Education Innovation and Research. The Senate proposes $75 million and the House $85 million for STEM-focused grants through the Education Innovation and Research program, which is currently funded at $65 million, and rejects the administration’s proposal to consolidate the program into a broad block grant. The House directs that these funds must be used to provide “additional PreK–12 computer science and STEAM [science, technology, engineering, arts, and mathematics] grants to underrepresented students such as minorities, girls, and youth from families living at or below the poverty line to help reduce the enrollment and achievement gap,” and to bolster “teacher training, proficiency, and knowledge of STEAM and computer science courses.” The Senate similarly directs that the funds support computer science education and “applicants seeking to improve diversity and address disparities in access to participation in high-quality STEM education programs.”
Career and technical education. As part of its response to the recently updated Perkins CTE Act, the department proposes to increase support for grants focused on improving the quality of CTE education from $7 million to $90 million, with an emphasis on STEM fields. The House and Senate do not endorse the proposal, though, keeping the budget level.

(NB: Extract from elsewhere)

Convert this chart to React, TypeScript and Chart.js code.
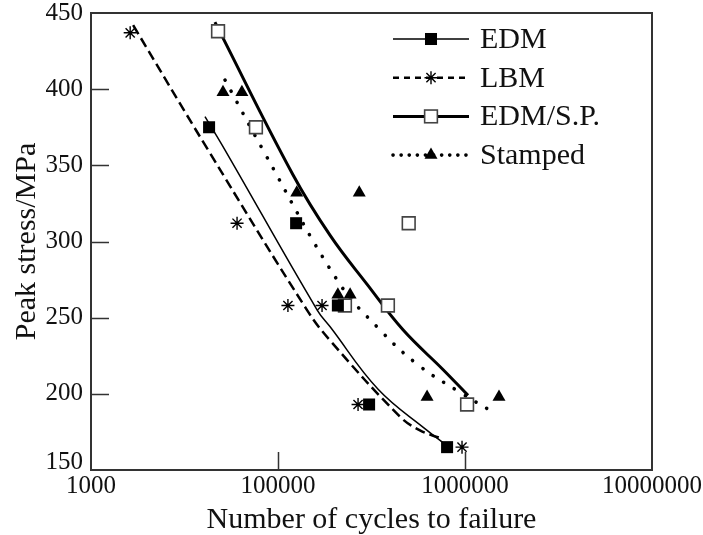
import React, { useEffect, useRef } from "react";
import { Chart, registerables } from "chart.js";

Chart.register(...registerables);

// ---------- data ----------
const seriesNames = ["EDM", "LBM", "EDM/S.P.", "Stamped"];

const edmCycles = [42800, 125000, 209000, 307000, 802000];
const edmStress = [375, 312, 258, 193, 165];

const lbmCycles = [16200, 60400, 113000, 172000, 268000, 964000];
const lbmStress = [437, 312, 258, 258, 193, 165];

const spCycles = [47800, 76200, 228000, 387000, 500000, 1026000];
const spStress = [438, 375, 258, 258, 312, 193];

const stCycles = [50800, 64100, 126000, 272000, 209000, 243000, 627000, 1520000];
const stStress = [398, 398, 332, 332, 265, 265, 198, 198];

// fitted curves
const edmFitCycles = [40700, 52100, 162000, 190000, 343000, 627000, 762000];
const edmFitStress = [382, 360, 255, 244, 203, 176, 168];

const lbmFitCycles = [16800, 42300, 143000, 190000, 449000, 574000, 735000];
const lbmFitStress = [442, 360, 255, 235, 185, 176, 171];

const spFitCycles = [46000, 120000, 190000, 299000, 466000, 762000, 1038000];
const spFitStress = [444, 344, 304, 272, 242, 216, 199];

const stFitCycles = [52100, 83200, 209000, 351000, 561000, 940000, 1413000];
const stFitStress = [406, 360, 274, 242, 219, 201, 188];

const xTickValues = [10000, 100000, 1000000, 10000000];
const xTickLabels = ["1000", "100000", "1000000", "10000000"];
const yTickValues = [150, 200, 250, 300, 350, 400, 450];

const FONT = '"Liberation Serif", "Times New Roman", serif';
const INK = "#111";

type Style = {
  point: string;
  radius: number;
  fill: string;
  stroke: string;
  pw: number;
  lineWidth: number;
  dash: number[];
  legendDash: number[];
  cap: CanvasLineCap;
};

const styles: Style[] = [
  { point: "rect", radius: 8.5, fill: "#000", stroke: "#000", pw: 0, lineWidth: 1.5, dash: [], legendDash: [], cap: "butt" },
  { point: "star", radius: 6.5, fill: "#000", stroke: "#000", pw: 1.4, lineWidth: 2.5, dash: [10, 5], legendDash: [6, 5], cap: "butt" },
  { point: "rect", radius: 9, fill: "#fff", stroke: "#444", pw: 1.6, lineWidth: 3, dash: [], legendDash: [], cap: "butt" },
  { point: "triangle", radius: 7.5, fill: "#000", stroke: "#000", pw: 0, lineWidth: 3.6, dash: [0.1, 12.5], legendDash: [0.1, 8], cap: "round" },
];

const pointSets = [
  [edmCycles, edmStress],
  [lbmCycles, lbmStress],
  [spCycles, spStress],
  [stCycles, stStress],
];
const fitSets = [
  [edmFitCycles, edmFitStress],
  [lbmFitCycles, lbmFitStress],
  [spFitCycles, spFitStress],
  [stFitCycles, stFitStress],
];

function pts(xs: number[], ys: number[]) {
  return xs.map((x, i) => ({ x, y: ys[i] }));
}

function drawMarker(ctx: CanvasRenderingContext2D, s: Style, x: number, y: number) {
  ctx.save();
  ctx.fillStyle = s.fill;
  ctx.strokeStyle = s.stroke;
  ctx.lineWidth = s.pw;
  ctx.setLineDash([]);
  if (s.point === "rect") {
    const h = Math.SQRT1_2 * s.radius;
    ctx.fillRect(x - h, y - h, 2 * h, 2 * h);
    if (s.pw > 0) ctx.strokeRect(x - h, y - h, 2 * h, 2 * h);
  } else if (s.point === "star") {
    ctx.beginPath();
    for (let k = 0; k < 4; k++) {
      const a = (k * Math.PI) / 4;
      ctx.moveTo(x - Math.cos(a) * s.radius, y - Math.sin(a) * s.radius);
      ctx.lineTo(x + Math.cos(a) * s.radius, y + Math.sin(a) * s.radius);
    }
    ctx.stroke();
  } else if (s.point === "triangle") {
    ctx.beginPath();
    for (let k = 0; k < 3; k++) {
      const a = -Math.PI / 2 + (k * 2 * Math.PI) / 3;
      const px = x + Math.cos(a) * s.radius;
      const py = y + Math.sin(a) * s.radius;
      if (k === 0) ctx.moveTo(px, py);
      else ctx.lineTo(px, py);
    }
    ctx.closePath();
    ctx.fill();
  }
  ctx.restore();
}

const framePlugin = {
  id: "frameAndTicks",
  beforeDatasetsDraw(chart: any) {
    const { ctx, chartArea, scales } = chart;
    const { left, right, top, bottom } = chartArea;
    ctx.save();
    ctx.strokeStyle = "#333";
    ctx.lineWidth = 1.5;
    ctx.beginPath();
    yTickValues.slice(1, -1).forEach((v) => {
      const py = Math.round(scales.y.getPixelForValue(v)) + 0.5;
      ctx.moveTo(left, py);
      ctx.lineTo(left + 18, py);
    });
    xTickValues.slice(1, -1).forEach((v) => {
      const px = Math.round(scales.x.getPixelForValue(v)) + 0.5;
      ctx.moveTo(px, bottom);
      ctx.lineTo(px, bottom - 18);
    });
    ctx.stroke();
    ctx.lineWidth = 2;
    ctx.strokeRect(left, top, right - left, bottom - top);

    // lowest y label sits a little above its tick, clear of the x labels
    const v0 = yTickValues[0];
    ctx.fillStyle = INK;
    ctx.font = `25px ${FONT}`;
    ctx.textAlign = "right";
    ctx.textBaseline = "middle";
    ctx.fillText(String(v0), left - 8, scales.y.getPixelForValue(v0) - 8);
    ctx.restore();
  },
  afterDraw(chart: any) {
    const { ctx, chartArea } = chart;
    const x0 = chartArea.left + 302;
    const x1 = chartArea.left + 378;
    const xm = (x0 + x1) / 2;
    const y0 = chartArea.top + 26;
    const dy = 38.7;
    seriesNames.forEach((name, i) => {
      const s = styles[i];
      const y = y0 + i * dy;
      ctx.save();
      ctx.strokeStyle = "#000";
      ctx.lineWidth = s.lineWidth;
      ctx.lineCap = s.cap;
      ctx.setLineDash(s.legendDash);
      ctx.beginPath();
      ctx.moveTo(x0, y);
      ctx.lineTo(x1, y);
      ctx.stroke();
      ctx.restore();
      drawMarker(ctx, s, xm, y);
      ctx.save();
      ctx.fillStyle = INK;
      ctx.font = `30px ${FONT}`;
      ctx.textAlign = "left";
      ctx.textBaseline = "middle";
      ctx.fillText(name, x1 + 11, y + 1);
      ctx.restore();
    });
  },
};

export default function App() {
  const ref = useRef<HTMLCanvasElement | null>(null);

  useEffect(() => {
    document.body.style.margin = "0";
    const canvas = ref.current;
    if (!canvas) return;

    const scatterSets = pointSets.map(([xs, ys], i) => {
      const s = styles[i];
      return {
        label: seriesNames[i],
        data: pts(xs, ys),
        showLine: false,
        pointStyle: s.point,
        pointRadius: s.radius,
        pointBackgroundColor: s.fill,
        pointBorderColor: s.stroke,
        pointBorderWidth: s.pw,
        pointHoverRadius: s.radius,
      };
    });
    const lineSets = fitSets.map(([xs, ys], i) => {
      const s = styles[i];
      return {
        label: seriesNames[i] + " fit",
        data: pts(xs, ys),
        showLine: true,
        pointRadius: 0,
        pointHoverRadius: 0,
        borderColor: "#000",
        borderWidth: s.lineWidth,
        borderDash: s.dash,
        borderCapStyle: s.cap,
        tension: 0.4,
        fill: false,
      };
    });

    const chart = new Chart(canvas, {
      type: "scatter",
      data: { datasets: [...scatterSets, ...lineSets] as any },
      options: {
        responsive: false,
        animation: false,
        layout: { padding: { top: 13, right: 51, bottom: 0, left: 0 } },
        plugins: { legend: { display: false }, tooltip: { enabled: false } },
        scales: {
          x: {
            type: "logarithmic",
            min: 10000,
            max: 10000000,
            afterBuildTicks: (scale: any) => {
              scale.ticks = xTickValues.map((v) => ({ value: v }));
            },
            afterFit: (scale: any) => {
              scale.height = 65;
              scale.paddingLeft = 0;
              scale.paddingRight = 0;
            },
            grid: { display: false, drawTicks: false },
            border: { display: false },
            ticks: {
              autoSkip: false,
              maxRotation: 0,
              padding: 1,
              color: INK,
              font: { family: FONT, size: 25 },
              callback: (_v: any, i: number) => xTickLabels[i],
            },
            title: {
              display: true,
              text: "Number of cycles to failure",
              color: INK,
              font: { family: FONT, size: 30, lineHeight: 1 },
              padding: { top: 0, bottom: 0 },
            },
          },
          y: {
            type: "linear",
            min: 150,
            max: 450,
            afterBuildTicks: (scale: any) => {
              scale.ticks = yTickValues.map((v) => ({ value: v }));
            },
            afterFit: (scale: any) => {
              scale.width = 91;
              scale.paddingTop = 0;
              scale.paddingBottom = 0;
            },
            grid: { display: false, drawTicks: false },
            border: { display: false },
            ticks: {
              padding: 8,
              color: INK,
              font: { family: FONT, size: 25 },
              callback: (v: any) => (v === yTickValues[0] ? "" : String(v)),
            },
            title: {
              display: true,
              text: "Peak stress/MPa",
              color: INK,
              font: { family: FONT, size: 30, lineHeight: 1 },
              padding: { top: 12, bottom: 0 },
            },
          },
        },
      } as any,
      plugins: [framePlugin],
    });

    return () => chart.destroy();
  }, []);

  return (
    <div style={{ width: 703, height: 535 }}>
      <canvas ref={ref} width={703} height={535} style={{ display: "block" }} />
    </div>
  );
}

Opportunity Zones initiative. The administration also proposes to expand the Minority Science and Engineering Improvement Program from $12.6 million to $150 million to support Minority-Serving Institutions located in Opportunity Zones, which are distressed regions that were granted favorable tax treatment under the 2017 tax reform law. Neither appropriations committee comments on the proposal, with the House instead proposing a slight funding increase to $13.4 million for the program and the Senate an increase to $15 million.
National Science Foundation
Through its Education and Human Resources Directorate, NSF funds various fellowship programs, STEM education pedagogy research, and research capacity-building efforts at Minority-Serving Institutions. The House bill would increase the directorate’s budget from $940 million to $970 million, with much of the additional funding directed toward programs that support groups underrepresented in STEM fields, while the Senate would increase the budget to $964 million.

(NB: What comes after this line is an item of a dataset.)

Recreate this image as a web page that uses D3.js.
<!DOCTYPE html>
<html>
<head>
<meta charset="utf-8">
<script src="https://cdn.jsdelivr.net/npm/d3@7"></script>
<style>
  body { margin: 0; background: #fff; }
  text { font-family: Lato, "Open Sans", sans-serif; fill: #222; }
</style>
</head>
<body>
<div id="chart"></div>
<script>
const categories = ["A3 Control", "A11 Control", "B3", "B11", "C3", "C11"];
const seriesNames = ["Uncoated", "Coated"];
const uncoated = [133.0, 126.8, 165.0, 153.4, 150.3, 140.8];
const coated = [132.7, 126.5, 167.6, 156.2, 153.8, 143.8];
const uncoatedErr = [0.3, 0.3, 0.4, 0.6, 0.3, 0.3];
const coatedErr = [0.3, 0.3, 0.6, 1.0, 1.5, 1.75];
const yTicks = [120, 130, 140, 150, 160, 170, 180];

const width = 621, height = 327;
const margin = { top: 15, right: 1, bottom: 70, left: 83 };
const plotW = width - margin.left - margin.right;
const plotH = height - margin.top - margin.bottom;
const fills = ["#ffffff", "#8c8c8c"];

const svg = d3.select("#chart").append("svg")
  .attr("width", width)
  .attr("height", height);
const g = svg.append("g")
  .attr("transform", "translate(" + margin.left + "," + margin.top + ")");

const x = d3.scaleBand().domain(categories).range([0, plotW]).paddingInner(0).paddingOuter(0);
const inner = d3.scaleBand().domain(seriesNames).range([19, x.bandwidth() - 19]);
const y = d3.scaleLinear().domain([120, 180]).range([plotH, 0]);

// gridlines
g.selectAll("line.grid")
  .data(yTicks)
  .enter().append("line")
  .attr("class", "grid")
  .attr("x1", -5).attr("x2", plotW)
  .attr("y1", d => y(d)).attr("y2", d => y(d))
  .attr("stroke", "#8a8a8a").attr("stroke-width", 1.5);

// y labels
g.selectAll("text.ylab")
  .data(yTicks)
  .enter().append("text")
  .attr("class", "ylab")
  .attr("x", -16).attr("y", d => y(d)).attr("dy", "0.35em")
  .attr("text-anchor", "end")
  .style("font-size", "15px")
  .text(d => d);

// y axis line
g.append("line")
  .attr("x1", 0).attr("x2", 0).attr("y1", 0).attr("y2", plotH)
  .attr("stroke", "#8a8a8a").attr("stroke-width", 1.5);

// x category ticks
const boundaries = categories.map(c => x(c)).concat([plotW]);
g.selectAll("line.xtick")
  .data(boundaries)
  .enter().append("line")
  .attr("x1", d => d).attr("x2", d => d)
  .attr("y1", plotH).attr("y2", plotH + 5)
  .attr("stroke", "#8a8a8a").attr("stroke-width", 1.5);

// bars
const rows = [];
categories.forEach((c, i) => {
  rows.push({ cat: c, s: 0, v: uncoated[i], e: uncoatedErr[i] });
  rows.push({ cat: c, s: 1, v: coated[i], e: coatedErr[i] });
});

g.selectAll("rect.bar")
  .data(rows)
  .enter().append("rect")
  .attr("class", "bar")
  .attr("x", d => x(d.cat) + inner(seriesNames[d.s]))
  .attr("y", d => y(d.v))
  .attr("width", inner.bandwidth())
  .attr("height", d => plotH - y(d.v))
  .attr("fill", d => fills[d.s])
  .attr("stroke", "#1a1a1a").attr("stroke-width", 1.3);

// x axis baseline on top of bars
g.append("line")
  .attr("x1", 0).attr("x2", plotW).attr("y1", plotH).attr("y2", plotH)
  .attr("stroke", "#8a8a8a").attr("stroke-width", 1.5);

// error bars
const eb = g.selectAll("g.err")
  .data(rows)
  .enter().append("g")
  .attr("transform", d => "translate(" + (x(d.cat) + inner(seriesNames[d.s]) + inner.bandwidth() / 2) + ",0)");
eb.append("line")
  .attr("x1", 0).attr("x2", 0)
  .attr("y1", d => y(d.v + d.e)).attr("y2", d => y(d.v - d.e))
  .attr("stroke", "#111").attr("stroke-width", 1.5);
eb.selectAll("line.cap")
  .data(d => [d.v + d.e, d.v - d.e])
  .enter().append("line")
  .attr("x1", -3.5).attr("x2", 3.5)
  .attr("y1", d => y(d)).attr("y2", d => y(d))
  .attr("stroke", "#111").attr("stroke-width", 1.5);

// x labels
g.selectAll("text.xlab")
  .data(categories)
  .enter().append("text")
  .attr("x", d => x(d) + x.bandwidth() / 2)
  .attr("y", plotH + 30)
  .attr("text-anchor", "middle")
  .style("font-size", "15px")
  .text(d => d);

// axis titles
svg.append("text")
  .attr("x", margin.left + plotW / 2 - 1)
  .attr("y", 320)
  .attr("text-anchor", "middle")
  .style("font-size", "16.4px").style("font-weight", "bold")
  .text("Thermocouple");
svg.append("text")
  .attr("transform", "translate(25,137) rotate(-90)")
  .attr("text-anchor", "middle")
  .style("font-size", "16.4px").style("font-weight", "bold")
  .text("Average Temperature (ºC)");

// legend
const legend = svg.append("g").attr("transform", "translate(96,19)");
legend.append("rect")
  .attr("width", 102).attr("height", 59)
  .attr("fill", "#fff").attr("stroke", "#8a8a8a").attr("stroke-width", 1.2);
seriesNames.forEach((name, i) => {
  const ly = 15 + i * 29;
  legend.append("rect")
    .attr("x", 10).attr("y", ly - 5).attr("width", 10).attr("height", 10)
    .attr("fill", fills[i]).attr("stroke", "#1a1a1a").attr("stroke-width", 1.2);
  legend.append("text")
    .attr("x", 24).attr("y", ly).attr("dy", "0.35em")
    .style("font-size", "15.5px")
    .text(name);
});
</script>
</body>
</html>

The House recommends NSF increase funding for the Louis Stokes Alliances for Minority Participation by at least 7% to $51 million, for the Historically Black Colleges and Universities Undergraduate program by at least 9% to $38 million, for the Tribal Colleges and Universities program by at least 20% to $18 million, and for the Hispanic Serving Institutions program by at least 7% to $48 million.

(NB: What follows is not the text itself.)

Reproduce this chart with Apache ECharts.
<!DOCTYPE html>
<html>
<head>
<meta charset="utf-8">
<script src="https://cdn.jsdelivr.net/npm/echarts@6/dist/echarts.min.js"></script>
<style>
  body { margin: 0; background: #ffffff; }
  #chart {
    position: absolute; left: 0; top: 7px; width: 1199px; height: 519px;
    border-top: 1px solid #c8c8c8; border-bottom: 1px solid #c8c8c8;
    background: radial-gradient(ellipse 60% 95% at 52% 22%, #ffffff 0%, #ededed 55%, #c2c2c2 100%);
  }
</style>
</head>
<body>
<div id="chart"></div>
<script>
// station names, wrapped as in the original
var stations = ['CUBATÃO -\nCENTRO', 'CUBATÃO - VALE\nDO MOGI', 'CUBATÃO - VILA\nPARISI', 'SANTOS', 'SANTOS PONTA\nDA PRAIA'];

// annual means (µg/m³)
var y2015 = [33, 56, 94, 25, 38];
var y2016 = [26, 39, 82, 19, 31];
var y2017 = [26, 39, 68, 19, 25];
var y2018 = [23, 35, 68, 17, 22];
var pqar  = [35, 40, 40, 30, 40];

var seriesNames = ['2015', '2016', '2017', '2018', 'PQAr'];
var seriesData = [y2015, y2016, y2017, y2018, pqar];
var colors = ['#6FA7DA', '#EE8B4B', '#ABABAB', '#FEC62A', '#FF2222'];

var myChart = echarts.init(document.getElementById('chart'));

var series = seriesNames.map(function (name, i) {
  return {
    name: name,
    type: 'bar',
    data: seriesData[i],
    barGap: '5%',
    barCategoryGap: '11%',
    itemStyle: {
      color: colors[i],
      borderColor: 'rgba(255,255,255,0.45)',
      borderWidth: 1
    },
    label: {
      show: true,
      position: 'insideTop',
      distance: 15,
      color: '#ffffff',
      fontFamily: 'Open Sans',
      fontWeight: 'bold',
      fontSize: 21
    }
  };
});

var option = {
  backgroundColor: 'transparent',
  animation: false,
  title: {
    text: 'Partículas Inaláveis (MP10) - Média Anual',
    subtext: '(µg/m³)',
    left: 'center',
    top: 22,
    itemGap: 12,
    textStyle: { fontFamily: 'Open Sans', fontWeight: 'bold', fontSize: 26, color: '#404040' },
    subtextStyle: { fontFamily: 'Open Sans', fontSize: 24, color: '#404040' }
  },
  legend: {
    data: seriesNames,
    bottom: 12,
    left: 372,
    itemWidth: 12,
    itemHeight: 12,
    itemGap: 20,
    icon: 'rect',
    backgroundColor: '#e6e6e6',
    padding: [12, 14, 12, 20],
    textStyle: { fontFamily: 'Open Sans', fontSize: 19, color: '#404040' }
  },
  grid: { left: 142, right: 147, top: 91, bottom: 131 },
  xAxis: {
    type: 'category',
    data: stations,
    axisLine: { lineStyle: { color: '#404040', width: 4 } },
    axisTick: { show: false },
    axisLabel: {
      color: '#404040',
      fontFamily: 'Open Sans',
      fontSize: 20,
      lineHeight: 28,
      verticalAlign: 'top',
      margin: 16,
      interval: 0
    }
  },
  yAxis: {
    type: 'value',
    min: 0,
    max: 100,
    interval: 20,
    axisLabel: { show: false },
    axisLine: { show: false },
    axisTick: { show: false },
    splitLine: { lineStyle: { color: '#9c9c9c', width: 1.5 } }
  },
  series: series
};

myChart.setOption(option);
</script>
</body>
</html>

It expresses particular concern about the “severe underrepresentation of Hispanic Ph.D. graduates in the STEM fields” and directs NSF to develop a plan to address the matter. It also notes that NSF does not have a dedicated program for Asian American and Native American Pacific Islander-Serving Institutions and urges the agency to increase grant funding opportunities for these groups.
The Senate proposes flat funding for these programs. It also directs NSF to fund its Graduate Research Fellowship Program at no less than the current level. In recent years, the administration has proposed to reduce the annual number of fellows supported through the program from about 2,000 to 1,600.
The Senate also expresses “strong support” for informal science education efforts, encouraging NSF to “coordinate and provide necessary support for investments in both in- and out-of-school time STEM education programs across federal agencies, including support for extracurricular STEM programs.”
NASA. The Senate proposes flat funding of $120 million for NASA’s Office of STEM Engagement, while the House proposes to increase its budget to $126 million. The House’s increase would be evenly divided among the Space Grant program, the Minority University Research and Education Project, and NASA’s EPSCoR program, which seeks to build research capacity in states and territories that traditionally receive a smaller share of federal research grant funds. The Trump administration has repeatedly proposed to shutter the office. For the separate education and public outreach efforts managed by NASA’s Science Mission Directorate, the Senate directs the agency to keep funding at no less than its current level of $46 million.
Department of Energy. The budget for DOE’s primary STEM education account, Workforce Development for Teachers and Scientists, would rise $2 million to $30 million under the House proposal and $500,000 under the Senate proposal. The House splits most of its increase between programs supporting undergraduate internships and graduate student thesis research at DOE labs.
Within available funds, the House also recommends that not less than $1.5 million go toward “outreach activities for the department to widely publicize its opportunities and diversify the applicant pool, with an emphasis on targeted recruitment of individuals traditionally underrepresented in STEM.” The Senate directs DOE to “establish a working group comprised of the Office of Science and national laboratories and a consortium of universities to assist universities in the development of a curriculum to promote the next generation of scientists utilizing artificial intelligence, quantum information science, and machine learning.”
DOE funds additional workforce development activities through other accounts and across its national laboratories. Through them, the House directs that at least $5 million go toward implementing the National Laboratory Jobs ACCESS Program Congress authorized last year, supporting pre-apprenticeship and apprenticeship programs focused on skills needed across the national laboratory complex.
Department of Defense. The Senate would accept DOD’s proposal to roll back the budget for the National Defense Education Program from $144 million to $100 million, while the House would only make a $7 million cut. The program supports STEM talent development through scholarships and fellowships, STEM outreach to children of military families, and initiatives such as the Manufacturing Engineering Education Program.
National Oceanic and Atmospheric Administration. Rejecting the administration’s proposal to eliminate all major programs in NOAA’s Office of Education, the House would instead increase the office’s budget from $30 million to $34 million, while the Senate would provide flat funding. Within its proposal, the House allocates $20 million for the José E. Serrano Educational Partnership Program with Minority-Serving Institutions, a $3 million increase.